I've posted about hanging deer in this forum a year or two ago. I grew up in a family owned USDA inspected slaughtering business and eventually ended up owning it until we decided to close it. Hanging beef and deer are two different things. Most hunters hang deer with their hide on and that is a big mistake. Get it checked in ASAP and skin it as soon as you can. Even beef that's hung for a while, is not hung with it's hide on. The hide holds heat and people will say how they pack the inside with ice, do this, or that, but nothing cools the deer completely like pulling the hide. Aging or hanging is done for the enzymes in the meat to break down the meat to make it tender. Doing this with beef works as the fat helps keep moisture in the meat while the enzymes break down the tissues. Deer have no fat, or none to bother mentioning and hanging a deer only dries the meat out. This is how I process my own deer and have found it to yield the best tasting venison.
1. If I kill a deer during archery I bring it home with the guts in it. I do the same in shotgun.

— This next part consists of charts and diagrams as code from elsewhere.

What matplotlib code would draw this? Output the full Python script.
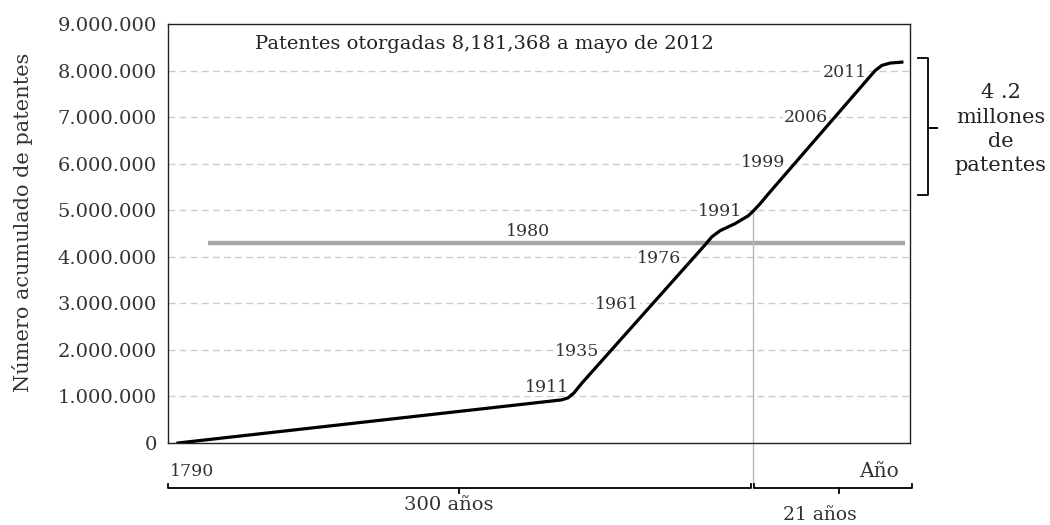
import matplotlib
matplotlib.use("Agg")
import matplotlib.pyplot as plt
from matplotlib.ticker import FuncFormatter

plt.rcParams['font.family'] = ['DejaVu Serif']

# Horizontal position along the (schematic) time axis, 0-100
pos = [1.35, 53.0, 53.9, 54.7, 55.8, 72.4, 73.3, 74.4, 76.4, 78.2, 78.8,
       79.8, 80.9, 95.3, 96.2, 97.3, 98.9]
# Cumulative patents
patents = [0, 925000, 968000, 1075000, 1290000, 4260000, 4430000, 4560000,
           4710000, 4880000, 4970000, 5140000, 5350000, 8000000, 8110000,
           8160000, 8181368]

year_labels = ['1911', '1935', '1961', '1976', '1991', '1999', '2006', '2011']
year_pos = [51.1, 55.1, 60.5, 66.2, 74.4, 80.2, 86.0, 91.2]
year_val = [1200000, 1960000, 2970000, 3960000, 4970000, 6020000, 6990000, 7960000]

ref_level = 4290000      # gray line (1980)
split_pos = 78.8         # 1991
split_val = 4970000

yticks = [0, 1000000, 2000000, 3000000, 4000000, 5000000, 6000000, 7000000, 8000000, 9000000]

fig = plt.figure(figsize=(10.5, 5.25), dpi=100)
ax = fig.add_axes([0.16, 0.1562, 0.7067, 0.7981])

ax.set_xlim(0, 100)
ax.set_ylim(0, 9000000)
ax.set_yticks(yticks)
ax.yaxis.set_major_formatter(FuncFormatter(lambda v, p: '0' if v == 0 else '{:,.0f}'.format(v).replace(',', '.')))
ax.set_xticks([])
ax.tick_params(axis='y', length=0, pad=8, labelsize=14, labelcolor='#333333')
for s in ax.spines.values():
    s.set_color('#222222')
    s.set_linewidth(1.0)

# Gridlines (not at 0 or 9M)
for v in yticks[1:-1]:
    ax.axhline(v, color='#cccccc', linestyle=(0, (5, 3)), linewidth=1, zorder=1)

ax.set_ylabel('Número acumulado de patentes', fontsize=15, color='#333333')
ax.yaxis.set_label_coords(-0.182, 0.527)

# Gray reference line
ax.plot([5.4, 99.3], [ref_level, ref_level], color='#a6a6a6', linewidth=3.2, zorder=2,
        solid_capstyle='butt')
ax.text(48.5, 4540000, '1980', ha='center', va='center', fontsize=12.5, color='#333333', zorder=3)

# Vertical split line
ax.plot([split_pos, split_pos], [split_val, -970000], color='#b8b8b8', linewidth=1,
        clip_on=False, zorder=2)

# Main curve
ax.plot(pos, patents, color='black', linewidth=2.3, zorder=5, solid_joinstyle='round')

for lab, xp, yv in zip(year_labels, year_pos, year_val):
    ax.text(xp, yv, lab, ha='center', va='center', fontsize=12.5, color='#333333', zorder=4,
            bbox=dict(facecolor='white', edgecolor='none', pad=0.5))

ax.text(42.7, 8560000, 'Patentes otorgadas 8,181,368 a mayo de 2012', ha='center', va='center',
        fontsize=14, color='#222222')

# Right bracket with annotation
bx = [101.1, 102.4, 102.4, 103.6, 102.4, 102.4, 101.1]
by = [8280000, 8280000, 6770000, 6770000, 6770000, 5330000, 5330000]
ax.plot(bx, by, color='black', linewidth=1.3, clip_on=False)
ax.text(112.2, 6740000, '4 .2\nmillones\nde\npatentes', ha='center', va='center',
        fontsize=15, color='#222222', linespacing=1.36)

# Bottom braces
ylo = -970000
ax.plot([0, 0, 78.6, 78.6], [-880000, ylo, ylo, -880000], color='black', linewidth=1.3, clip_on=False)
ax.plot([39.2, 39.2], [ylo, -1080000], color='black', linewidth=1.3, clip_on=False)
ax.plot([79.0, 79.0, 100.3, 100.3], [-880000, ylo, ylo, -880000], color='black', linewidth=1.3, clip_on=False)
ax.plot([90.4, 90.4], [ylo, -1080000], color='black', linewidth=1.3, clip_on=False)

ax.text(0.3, -620000, '1790', ha='left', va='center', fontsize=12.5, color='#333333')
ax.text(98.5, -620000, 'Año', ha='right', va='center', fontsize=14.5, color='#333333')
ax.text(37.9, -1330000, '300 años', ha='center', va='center', fontsize=14, color='#333333')
ax.text(87.9, -1550000, '21 años', ha='center', va='center', fontsize=13.5, color='#333333')

fig.savefig('out.png', dpi=100)
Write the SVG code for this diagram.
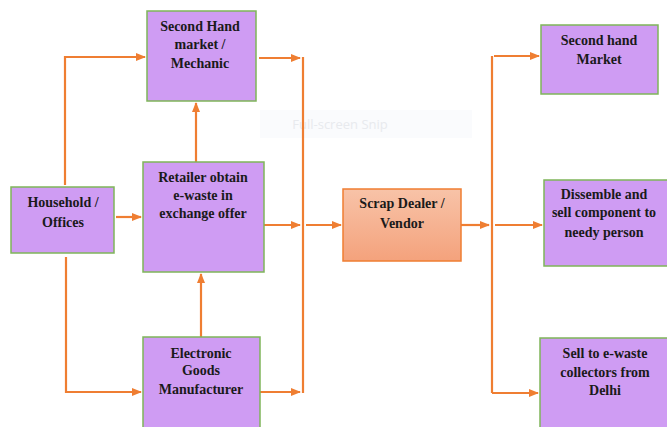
<svg xmlns="http://www.w3.org/2000/svg" width="667" height="427" viewBox="0 0 667 427">
<style>
.box{fill:#cf9cf3;stroke:#7fb55a;stroke-width:1.5}
.t{font-family:'Liberation Serif','DejaVu Serif',serif;font-weight:bold;font-size:14px;fill:#1a1a1a;text-anchor:middle}
.c{fill:none;stroke:#ef7e32;stroke-width:2.2}
</style>
<defs>
<marker id="ah" markerWidth="10" markerHeight="10" refX="9" refY="5" orient="auto" markerUnits="userSpaceOnUse">
<path d="M0,1 L10,5 L0,9 Z" fill="#ef7e32"/>
</marker>
<linearGradient id="og" x1="0" y1="0" x2="0" y2="1">
<stop offset="0" stop-color="#f8c3a8"/>
<stop offset="1" stop-color="#f4a27c"/>
</linearGradient>
</defs>
<rect width="667" height="427" fill="#ffffff"/>
<g id="watermark">
<rect x="260" y="110" width="212" height="28" fill="#fafbfd"/>
<text x="340" y="129" font-family="'Open Sans',sans-serif" font-size="13" fill="#e8eaee" text-anchor="middle">Full-screen Snip</text>
</g>
<g id="connectors">
<polyline class="c" points="65,185 65,57 145,57" marker-end="url(#ah)"/>
<polyline class="c" points="66,257 66,392 141,392" marker-end="url(#ah)"/>
<line class="c" x1="116" y1="217" x2="141" y2="217" marker-end="url(#ah)"/>
<line class="c" x1="196" y1="162" x2="196" y2="103" marker-end="url(#ah)"/>
<line class="c" x1="201" y1="337" x2="201" y2="274" marker-end="url(#ah)"/>
<line class="c" x1="259" y1="58" x2="300" y2="58" marker-end="url(#ah)"/>
<line class="c" x1="264" y1="225" x2="300" y2="225" marker-end="url(#ah)"/>
<line class="c" x1="260" y1="392" x2="300" y2="392" marker-end="url(#ah)"/>
<line class="c" x1="303" y1="57" x2="303" y2="393"/>
<line class="c" x1="306" y1="225" x2="341" y2="225" marker-end="url(#ah)"/>
<line class="c" x1="461" y1="225" x2="489" y2="225" marker-end="url(#ah)"/>
<line class="c" x1="492" y1="56" x2="492" y2="393"/>
<line class="c" x1="494" y1="56" x2="539" y2="56" marker-end="url(#ah)"/>
<line class="c" x1="495" y1="225" x2="542" y2="225" marker-end="url(#ah)"/>
<line class="c" x1="492" y1="393" x2="538" y2="393" marker-end="url(#ah)"/>
</g>
<g id="second-hand-mechanic">
<rect class="box" x="147" y="11" width="109" height="90"/>
<text class="t" x="200" y="31">Second Hand</text>
<text class="t" x="200" y="49">market /</text>
<text class="t" x="200" y="68">Mechanic</text>
</g>
<g id="household">
<rect class="box" x="11" y="187" width="103" height="66"/>
<text class="t" x="63" y="207">Household /</text>
<text class="t" x="63" y="227">Offices</text>
</g>
<g id="retailer">
<rect class="box" x="143" y="162" width="121" height="110"/>
<text class="t" x="203" y="182">Retailer obtain</text>
<text class="t" x="203" y="200">e-waste in</text>
<text class="t" x="203" y="218">exchange offer</text>
</g>
<g id="manufacturer">
<rect class="box" x="143" y="337" width="117" height="95"/>
<text class="t" x="201" y="358">Electronic</text>
<text class="t" x="201" y="375">Goods</text>
<text class="t" x="201" y="394">Manufacturer</text>
</g>
<g id="scrap-dealer">
<rect x="343" y="189" width="118" height="72" fill="url(#og)" stroke="#ef7e32" stroke-width="1.5"/>
<text class="t" x="402" y="208">Scrap Dealer /</text>
<text class="t" x="402" y="228">Vendor</text>
</g>
<g id="second-hand-market">
<rect class="box" x="541" y="25" width="117" height="69"/>
<text class="t" x="599" y="45">Second hand</text>
<text class="t" x="599" y="64">Market</text>
</g>
<g id="dissemble">
<rect class="box" x="544" y="180" width="130" height="86"/>
<text class="t" x="604" y="199">Dissemble and</text>
<text class="t" x="604" y="217">sell component to</text>
<text class="t" x="604" y="237">needy person</text>
</g>
<g id="sell-collectors">
<rect class="box" x="540" y="338" width="134" height="95"/>
<text class="t" x="605" y="358">Sell to e-waste</text>
<text class="t" x="605" y="377">collectors  from</text>
<text class="t" x="605" y="395">Delhi</text>
</g>
</svg>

2. I then check the deer on line if archery or take it to a checking station if shotgun season after I gut it at home leaving the hide and head on
3. I skin the deer
4. I gut the deer if it was archery.
5. I wash it and let it hang one day (even if it's warm, the air temp is still usually 40+ degrees cooler than a live deer's body temperature so it's cooling down and you can't cool an animal carcass too fast or it will trap heat around the bones especially in the rounds)
6. I cut the deer up the next day boning it completely out, then steak it. all meat is vacuum packed. Meat for grinding is frozen for at least a month before grinding.